These are what in the tax world are called tax-free reorganizations. These are invariably strategic transactions typically done by companies whose stock is relatively fully valued. It is a powerful form of acquisition currency. Taxes are not due at any level on the exchange itself. There can also be accounting benefits if the transaction qualifies as a pooling of interests under APB 16. This is very difficult to do almost impossible, as a matter of fact—although the Bristol-Myers-Squibb transaction qualified as a pooling. A new basis of accounting for the assets cannot be established for the transaction to qualify. The assets are carried over at their historic value. Most importantly, goodwill is not created on the surviving company’s books.
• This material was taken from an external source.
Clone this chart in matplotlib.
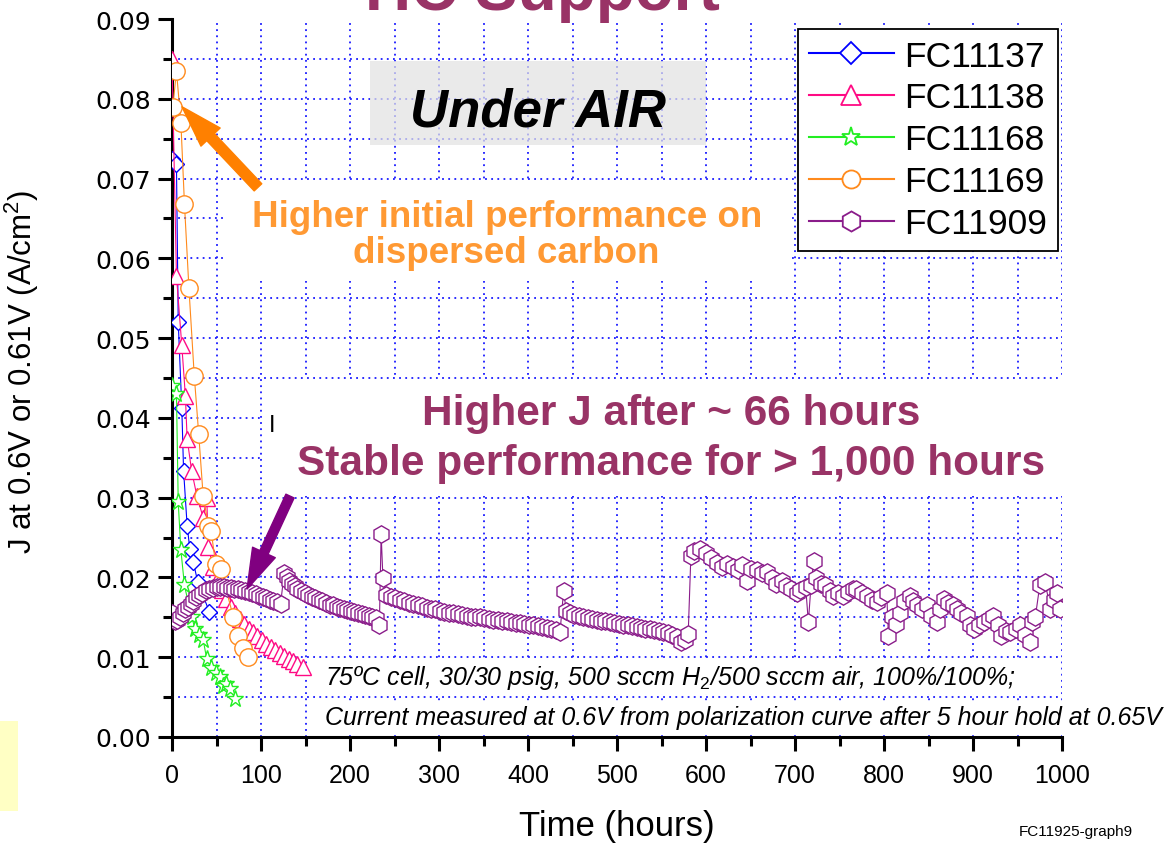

There is no periodic amortization of that intangible asset against earnings. So, this is a powerful incentive for companies that are sensitive to the effect of goodwill on earnings. The Section 351 Merger has been used extensively for its tact in taxes.
Section 351 postpones gain or loss on the contribution of appreciated property to a corporation in exchange for stock, assuming certain rules are followed. Section 351 is usually thought of in connection with the organization of unseasoned start ups. However, in fact the issuer can be newly organized or pre-existing when the stock issuance occurs; it can be any size, have an unlimited number of shareholders pre- and post-financing and divide its shares into as many classes of stock as the situation warrants. In contrast to the S Corporation privilege, the principle of avoiding tax is not dependent on the resultant corporation being uncomplicated.
The principal requirement of Section 351 is that, “immediately after” the financing, the investors who contribute property and or cash in exchange for stock are in control; that is, they own at least 80% of the issuer’s combined voting power (all classes of voting stock) and 80% of the total number of all classes of nonvoting stock. If such is the case (and the property is not subject to liabilities in excess of its basis), no gain will be recognized on appreciated property so transferred, either by the transferers or the recipient corporation. And, according to the usual rules governing tax-postponed transactions, the tax basis of that property in the hands of the corporation will be carried over from the basis of the contributor. Hence, it is has a strategic advantage if implemented properly in the merging of corporations.